Disney had hired Gunn, the vulgar provocateur, and made more than $1 billion in the box office on his ideas. The company then turned around and fired him for having been a vulgar provocateur when online trolls got mad about it.
It's not too hard to imagine a world in which someone like that has trouble working again, or at least has difficulty working for big studios making big-budget movies. Bad tweets can maim even the most promising careers.
But fortunately for both Gunn and those who enjoy his work, Warner Bros., which owns Marvel's main competitor in the world of superheroes, DC Comics, saw an opportunity. The studio was in the process of rebooting The Suicide Squad, which had already been made into a dreadful, self-serious movie by David Ayer. And the Suicide Squad, a hyper-violent, often absurdist team of loser super-anti-heroes, looked like a perfect match for Gunn's particular sensibility.
The result is in theaters and on HBO Max this weekend, and it's a gloriously obscene delight—a gory, funny, surrealist romp through the DC Comics D-list that is both reverent to its source material and an effective send-up of superhero movie pretensions. The Suicide Squad won't be for everyone—if you're sensitive about on-screen blood and guts, stick with Black Widow—but for a movie so dedicated to Gunn's distinctive, adolescent aesthetic, it's also a surprisingly effective crowd pleaser.

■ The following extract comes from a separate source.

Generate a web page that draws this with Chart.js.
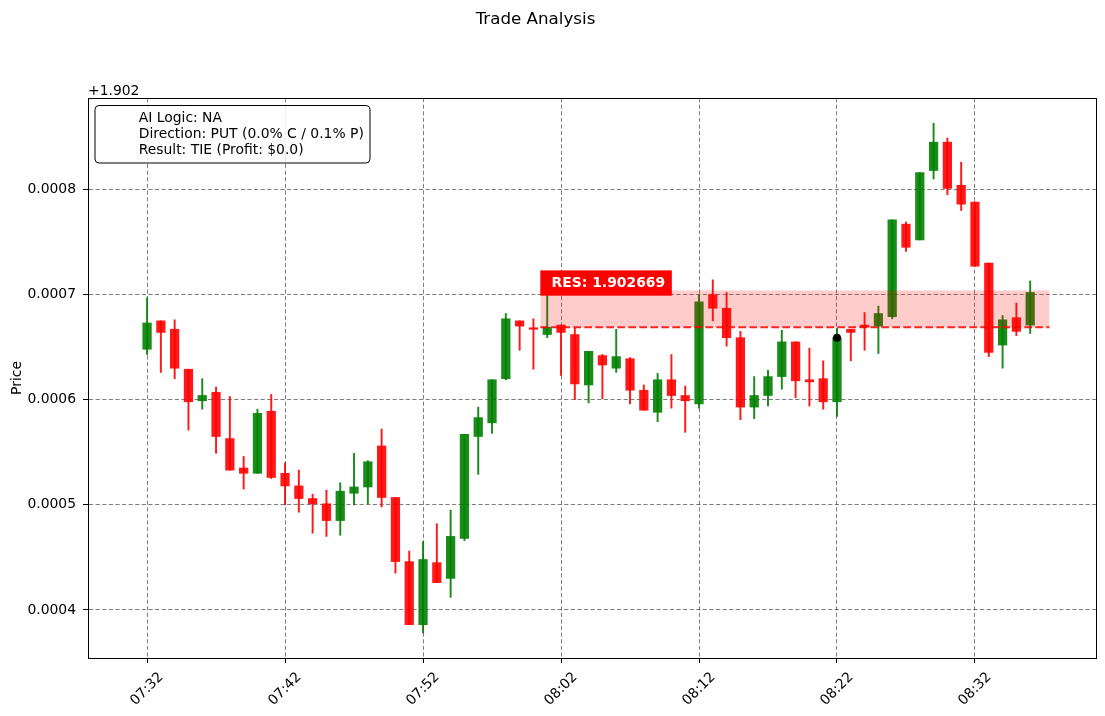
<!doctype html>
<html lang="en">
<head>
<meta charset="utf-8">
<title>Trade Analysis</title>
<script src="https://cdn.jsdelivr.net/npm/chart.js@4.4.1/dist/chart.umd.min.js"></script>
<style>
    html, body { margin: 0; padding: 0; background: #fff; }
    #wrap { width: 1105px; height: 716px; }
</style>
</head>
<body>
<div id="wrap"><canvas id="chart" width="1105" height="716"></canvas></div>
<script>
    // price axis is shown as an offset from this value
    const basePrice = 1.902;

    const times = [
        '07:32', '07:33', '07:34', '07:35', '07:36', '07:37', '07:38', '07:39', '07:40', '07:41',
        '07:42', '07:43', '07:44', '07:45', '07:46', '07:47', '07:48', '07:49', '07:50', '07:51',
        '07:52', '07:53', '07:54', '07:55', '07:56', '07:57', '07:58', '07:59', '08:00', '08:01',
        '08:02', '08:03', '08:04', '08:05', '08:06', '08:07', '08:08', '08:09', '08:10', '08:11',
        '08:12', '08:13', '08:14', '08:15', '08:16', '08:17', '08:18', '08:19', '08:20', '08:21',
        '08:22', '08:23', '08:24', '08:25', '08:26', '08:27', '08:28', '08:29', '08:30', '08:31',
        '08:32', '08:33', '08:34', '08:35', '08:36'
    ];
    const opens = [
        1.902648, 1.902675, 1.902667, 1.902629, 1.902599, 1.902607, 1.902563, 1.902535, 1.902530, 1.902589,
        1.902530, 1.902518, 1.902506, 1.902501, 1.902485, 1.902511, 1.902517, 1.902556, 1.902507, 1.902446,
        1.902386, 1.902445, 1.902430, 1.902468, 1.902565, 1.902578, 1.902620, 1.902675, 1.902668, 1.902662,
        1.902671, 1.902662, 1.902614, 1.902642, 1.902630, 1.902639, 1.902609, 1.902588, 1.902619, 1.902604,
        1.902596, 1.902700, 1.902687, 1.902659, 1.902593, 1.902604, 1.902622, 1.902655, 1.902619, 1.902620,
        1.902598, 1.902667, 1.902671, 1.902670, 1.902679, 1.902767, 1.902752, 1.902818, 1.902845, 1.902804,
        1.902788, 1.902730, 1.902652, 1.902678, 1.902671
    ];
    const highs = [
        1.902697, 1.902675, 1.902676, 1.902629, 1.902620, 1.902612, 1.902603, 1.902546, 1.902591, 1.902605,
        1.902540, 1.902533, 1.902510, 1.902514, 1.902521, 1.902549, 1.902542, 1.902572, 1.902507, 1.902456,
        1.902465, 1.902482, 1.902495, 1.902567, 1.902593, 1.902619, 1.902682, 1.902675, 1.902677, 1.902699,
        1.902671, 1.902668, 1.902646, 1.902643, 1.902667, 1.902640, 1.902614, 1.902625, 1.902643, 1.902613,
        1.902700, 1.902714, 1.902702, 1.902665, 1.902622, 1.902628, 1.902666, 1.902655, 1.902649, 1.902637,
        1.902668, 1.902667, 1.902683, 1.902689, 1.902771, 1.902769, 1.902816, 1.902863, 1.902849, 1.902826,
        1.902788, 1.902730, 1.902680, 1.902692, 1.902713
    ];
    const lows = [
        1.902643, 1.902626, 1.902620, 1.902571, 1.902591, 1.902549, 1.902533, 1.902515, 1.902530, 1.902525,
        1.902500, 1.902493, 1.902473, 1.902470, 1.902471, 1.902500, 1.902501, 1.902498, 1.902435, 1.902386,
        1.902378, 1.902426, 1.902412, 1.902466, 1.902529, 1.902568, 1.902619, 1.902647, 1.902629, 1.902659,
        1.902623, 1.902600, 1.902597, 1.902601, 1.902626, 1.902596, 1.902590, 1.902579, 1.902592, 1.902569,
        1.902592, 1.902675, 1.902651, 1.902581, 1.902582, 1.902594, 1.902610, 1.902602, 1.902594, 1.902591,
        1.902584, 1.902637, 1.902647, 1.902644, 1.902677, 1.902741, 1.902752, 1.902810, 1.902795, 1.902780,
        1.902727, 1.902641, 1.902630, 1.902661, 1.902663
    ];
    const closes = [
        1.902673, 1.902664, 1.902630, 1.902598, 1.902604, 1.902565, 1.902533, 1.902530, 1.902587, 1.902526,
        1.902518, 1.902506, 1.902501, 1.902485, 1.902513, 1.902517, 1.902541, 1.902507, 1.902446, 1.902386,
        1.902448, 1.902426, 1.902470, 1.902567, 1.902583, 1.902619, 1.902677, 1.902670, 1.902667, 1.902669,
        1.902664, 1.902615, 1.902646, 1.902633, 1.902641, 1.902609, 1.902590, 1.902619, 1.902604, 1.902599,
        1.902693, 1.902687, 1.902659, 1.902593, 1.902604, 1.902622, 1.902655, 1.902618, 1.902617, 1.902598,
        1.902659, 1.902664, 1.902669, 1.902682, 1.902771, 1.902745, 1.902816, 1.902845, 1.902801, 1.902786,
        1.902727, 1.902645, 1.902676, 1.902665, 1.902702
    ];

    const xTickIdx = [0, 10, 20, 30, 40, 50, 60];
    const yTicks = [1.9024, 1.9025, 1.9026, 1.9027, 1.9028];

    // resistance zone
    const resLevel = 1.902669;
    const resTop = 1.902704;
    const resSpan = [28.5, 65.4];

    // entry marker
    const entryIdx = 50;
    const entryPrice = 1.902659;

    const infoLines = ['AI Logic: NA', 'Direction: PUT (0.0% C / 0.1% P)', 'Result: TIE (Profit: $0.0)'];

    const FONT = 'DejaVu Sans';
    const upColor = 'rgba(0,128,0,0.9)';
    const downColor = 'rgba(255,0,0,0.9)';
    const candleColors = opens.map((o, i) => closes[i] >= o ? upColor : downColor);

    Chart.defaults.font.family = FONT;
    Chart.defaults.color = '#000';

    const gridOpts = {
        color: 'rgba(0,0,0,0.5)',
        lineWidth: 1,
        offset: false,
        drawTicks: true,
        tickLength: 5,
        tickColor: '#000',
        tickWidth: 1,
        tickBorderDash: []
    };
    const borderOpts = {display: true, color: '#000', width: 1, dash: [4.2, 2.4]};

    const decor = {
        id: 'decor',
        beforeDraw(chart) {
            const ctx = chart.ctx;
            ctx.save();
            ctx.fillStyle = '#fff';
            ctx.fillRect(0, 0, chart.width, chart.height);
            ctx.restore();
        },
        afterDatasetsDraw(chart) {
            // RES label above the zone
            const {ctx, scales: {x, y}} = chart;
            const x0 = x.getPixelForValue(resSpan[0]);
            const yTopPx = y.getPixelForValue(resTop);
            const label = 'RES: ' + resLevel.toFixed(6);
            ctx.save();
            ctx.font = 'bold 13.9px "' + FONT + '"';
            const w = ctx.measureText(label).width + 18;
            ctx.fillStyle = '#ff0000';
            ctx.fillRect(x0, yTopPx - 20, w, 25.3);
            ctx.fillStyle = '#fff';
            ctx.textAlign = 'left';
            ctx.textBaseline = 'middle';
            ctx.fillText(label, x0 + 11.3, yTopPx - 20 + 12.9);
            ctx.restore();
        },
        afterDraw(chart) {
            const {ctx, chartArea: a, scales: {x}} = chart;
            ctx.save();

            // top and right spines
            ctx.strokeStyle = '#000';
            ctx.lineWidth = 1;
            ctx.strokeRect(Math.round(a.left) + 0.5, Math.round(a.top) + 0.5,
                Math.round(a.right - a.left), Math.round(a.bottom - a.top));

            // figure title
            ctx.fillStyle = '#000';
            ctx.font = '16.7px "' + FONT + '"';
            ctx.textAlign = 'center';
            ctx.textBaseline = 'middle';
            ctx.fillText('Trade Analysis', 535.5, 19.5);

            // offset text of the price axis
            ctx.font = '13.9px "' + FONT + '"';
            ctx.textAlign = 'left';
            ctx.textBaseline = 'alphabetic';
            ctx.fillText('+' + basePrice.toFixed(3), a.left, a.top - 3.4);

            // rotated time labels, centred under their ticks
            ctx.textAlign = 'center';
            ctx.textBaseline = 'middle';
            xTickIdx.forEach(v => {
                ctx.save();
                ctx.translate(x.getPixelForValue(v), a.bottom + 31);
                ctx.rotate(-Math.PI / 4);
                ctx.fillText(times[v], 0, 0);
                ctx.restore();
            });

            // info box
            const bx = a.left + 6.5, by = a.top + 7, bw = 275, bh = 57.5;
            ctx.beginPath();
            ctx.roundRect(bx + 0.5, by + 0.5, bw, bh, 4);
            ctx.fillStyle = 'rgba(255,255,255,0.85)';
            ctx.fill();
            ctx.strokeStyle = '#000';
            ctx.lineWidth = 1;
            ctx.stroke();
            ctx.fillStyle = '#000';
            ctx.textAlign = 'left';
            ctx.textBaseline = 'alphabetic';
            infoLines.forEach((t, k) => ctx.fillText(t, a.left + 50.7, a.top + 24 + k * 15.8));

            ctx.restore();
        }
    };

    new Chart(document.getElementById('chart').getContext('2d'), {
        type: 'bar',
        data: {
            datasets: [
                {
                    type: 'scatter',
                    label: 'Entry',
                    data: [{x: entryIdx, y: entryPrice}],
                    pointRadius: 4,
                    backgroundColor: '#000',
                    borderColor: '#000',
                    borderWidth: 0,
                    order: 0
                },
                {
                    type: 'line',
                    label: 'Resistance',
                    data: resSpan.map(v => ({x: v, y: resLevel})),
                    borderColor: 'rgba(255,0,0,0.85)',
                    borderWidth: 2,
                    borderDash: [7.7, 3.3],
                    pointRadius: 0,
                    fill: false,
                    order: 1
                },
                {
                    type: 'line',
                    label: 'Zone',
                    data: resSpan.map(v => ({x: v, y: resTop})),
                    borderColor: 'rgba(0,0,0,0)',
                    borderWidth: 0,
                    pointRadius: 0,
                    fill: {value: resLevel},
                    backgroundColor: 'rgba(255,0,0,0.2)',
                    order: 2
                },
                {
                    type: 'bar',
                    label: 'Body',
                    data: opens.map((o, i) => ({x: i, y: [o, closes[i]]})),
                    backgroundColor: candleColors,
                    barThickness: 8.6,
                    minBarLength: 1.5,
                    grouped: false,
                    order: 3
                },
                {
                    type: 'bar',
                    label: 'Wick',
                    data: lows.map((l, i) => ({x: i, y: [l, highs[i]]})),
                    backgroundColor: candleColors,
                    barThickness: 1.3,
                    grouped: false,
                    order: 4
                }
            ]
        },
        options: {
            responsive: false,
            animation: false,
            events: [],
            layout: {padding: {top: 98, left: 0, right: 9, bottom: 0}},
            plugins: {
                legend: {display: false},
                tooltip: {enabled: false},
                title: {display: false}
            },
            scales: {
                x: {
                    type: 'linear',
                    min: -4.28,
                    max: 68.77,
                    offset: false,
                    afterBuildTicks: axis => { axis.ticks = xTickIdx.map(v => ({value: v})); },
                    ticks: {display: false},
                    grid: gridOpts,
                    border: borderOpts,
                    afterFit: s => { s.height = 58; }
                },
                y: {
                    type: 'linear',
                    min: 1.9023543,
                    max: 1.902887,
                    beginAtZero: false,
                    afterBuildTicks: axis => { axis.ticks = yTicks.map(v => ({value: v})); },
                    ticks: {
                        color: '#000',
                        font: {size: 13.9},
                        padding: 7,
                        callback: v => (v - basePrice).toFixed(4)
                    },
                    grid: gridOpts,
                    border: borderOpts,
                    title: {
                        display: true,
                        text: 'Price',
                        color: '#000',
                        font: {size: 13.9},
                        padding: {top: 8.7, bottom: 0}
                    },
                    afterFit: s => { s.width = 88; }
                }
            }
        },
        plugins: [decor]
    });
</script>
</body>
</html>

The darkest, most amusing thing about the movie, however, might be the way that Gunn has stealthily made it about his own cancellation. (Warning: Minor spoilers ahead.)
It's a movie about a team of villains you're supposed to root for, and one way to make that easier is to draw a distinction between the ordinary bad guys and the truly evil people. And in the movie's moral taxonomy, you can always identify the truly evil by their willingness to…harm and exploit children, a point that is emphasized again and again, until it becomes clear that it's a meta-reference to Gunn's own employment troubles.
Later, it's revealed that the big bad is the aforementioned giant starfish monster, Starro the Conqueror. Starro draws its power from controlling the minds of others via swarms of tiny starfishes attached to their faces, forcing them to act as a mindless, destructive collective. It's a mob, in other words, that grows more powerful as it takes over people's wills.
When the starfish is on the brink of killing a mad scientist who experimented on it for years, the scientist tries to negotiate: "I understand where you are coming from," he pleads, promising to reform his evil ways. "I'm ready for change!" It tears him apart anyway.
Gunn, of course, had deleted his tweets and issued an apology. He was fired anyway.
There are probably some lessons here. For one thing, it can pay to ignore the mob. For another, it's better to judge people by their current work rather than their old tweets. Also, a stupid giant shark-man ripping tearing apart a bad guy in gory slow motion is funnier than you might think.
And there's a happy ending too: Marvel rehired Gunn to write and direct Guardians of the Galaxy Vol. 3, which is coming out in 2023.